Apa lagi sisi lain dari kehidupan pendeta sekarang? Jika diakhir tahun 80-an kita mendengar seorang dokter yang juga berprofesi sebagai dukun, sehingga keluarlah istilah “Terkun” (Dokter dukun). Sekarang, kita juga bisa menemukan “Pekun” (Pendeta dukun). Mengapa demikian? Karena pendeta zaman sekarang punya hobi meramal/kwamiah, yang dalam bahasa Alkitab disebut “bernubuat”. Dengan kemampuan ini otomatis si pendeta bisa menaikkan pamornya sebagai seorang Nabi, sebab inilah gelar tertinggi yang didambakan oleh kebanyakan hamba Tuhan, di samping itu akan diakui kesaktiannya. Bagi pendeta yang belum memiliki karunia bernubuat, berarti masih tergolong kelas bawah alias kelas kolong – belum elit. Coba bayangkan, bagaimana bahagianya seorang “Pertu” (perawan tua) bila pada suatu saat sang pendeta datang kepadanya dan bersabda,”Aku mendengar Roh Kudus/Tuhan berkata” bahwa doa kamu telah dikabulkan sehingga dalam waktu dekat ini kamu akan ketemu sang pangeran yang tidak kalah gantengnya dengan Tao Mingshe dari F4. Apakah hati sang gadis tidak akan berapi-api setelah mendengar sabda sang penjual serabi eh nabi itu? Apalagi kalimat tersebut diawali dengan kata-kata “Aku mendengar Tuhan berkata” atau diakhiri dengan “Demikianlah firman Tuhan”.

Banyak juga pendeta yang merasa dirinya seperti Mega Star. Tanpa aku, gereja ini akan kosong. Kalau aku khotbah, dijamin ribuan orang akan datang. Di samping itu, ini gereja kan punyanya owe juga. Apalagi para pemimpin agama ini sudah mempunyai ayat-ayat penyumpal mulut. “Taatilah pemimpin-pemimpinmu dan tunduklah kepada mereka” (Ibr.13:17) atau “tiap-tiap orang harus takluk kepada pemerintah yang di atasnya” (Rm.13:1-2) atau “tunduklah kepada orang-orang yang tua” (1Ptr.5:5). Dengan ketiga ayat ini saja sudah cukup dijadikan instrumen untuk memberangus mulut umatnya. Alasan yang paling penting dan paling utama kenapa umat harus bungkem kepada pendeta adalah karena ia seorang pendeta. Kalau kita berani mengkritik seorang pendeta, maka dosanya sama beratnya seperti kalau kita mengkritik Allah, sebab pendeta itu adalah orang yang telah diurapi Allah. Ajarana, kritikan dan kecaman hanya boleh one way direction. Jadi jurusannya hanya boleh dari atas mimbar ke bawah, bukan kebalikannya. Lebih baik bersikap manis dan selalu mengembik “amin”. Banyak anggota jemaat dari berbagai aliran gereja bukannya dibebaskan dari segala macam beban, malah sebaliknya diperberat dan ditambah dengan bermacam-macam doktrin yang bukan hanya memberatkan, tetapi juga sudah merupakan doktrin yang salah.

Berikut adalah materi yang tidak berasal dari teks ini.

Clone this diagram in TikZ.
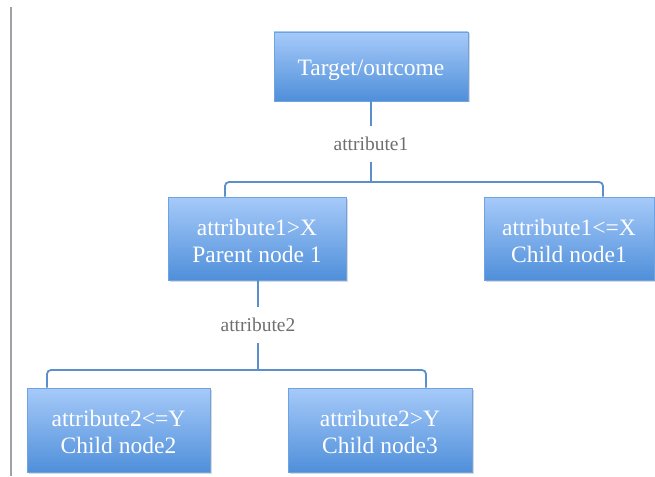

Para hamba Tuhan sekaranga sering menamakan dirinya dengan sebutan Gembala Sidang dan panggilan Gembala itu sebenarnya sangatlah mulia, sehingga Allah dalam PL berulang-ulang melukiskan diri-Nya sebagai Gembala Israel: “Seperti seorang gembala Ia menggembalakan kawanan ternak-Nya dan menghimpunkannya dengan tangan-Nya; anak-anak domba dipangku-Nya, induk-induk domba dituntun-Nya dengan hati-hati” (Yes.40:11). Gembala dalam arti harfiah mengemban panggilan tugas yang banyak tuntutannya. Ia harus memcari rumput di daerah yang kering dan berbatu-batu, harus melindungi kawanan domba gembalaannya terhadap cuaca buruk dan binatang buas, dan harus bisa mencari dan membawa kembali domba yang sesat. Seperti yang ditulis dengan sangat indahnya dalam Mazmur 23. Gembala yang ideal haruslah kuat, rela berkorban dan tidak mementingkan diri sendiri. Seperti yang dinyatakan oleh Tuhan Yesus sendiri, “Akulah gembala yang baik” (Yoh.15:11-15). Kitab Suci menekankan betapa pentingnya tanggung jawab setiap pemimpin atas pengikutnya. Walaupun demikian, tidak perlu kita menghakimi mereka, sebab sejak zaman PL sudah banyak gembala serupa yang tidak setia, di mana mereka lebih mementingkan diri sendiri, dan bukan domba-dombanya; domba mereka dibunuh dan diserahkan demi kentungan mereka sendiri, mereka menghianati tugas mereka yang sesungguhnya. Walaupun demikian, saatnya akan tiba di mana Allah akan mengumpulkan kembali domba-domba itu dan menghakimi gembalanya (Yer.25:34). Kita pergi ke gereja untuk mencari Allah yang benar, bukannya untuk mencari hamba Tuhan yang benar, karena hamba Tuhan yang benar-benar sempurna tanpa cela dan dosa tidak akan ditemui di gereja mana pun juga di dunia ini, terkecuali Yesus.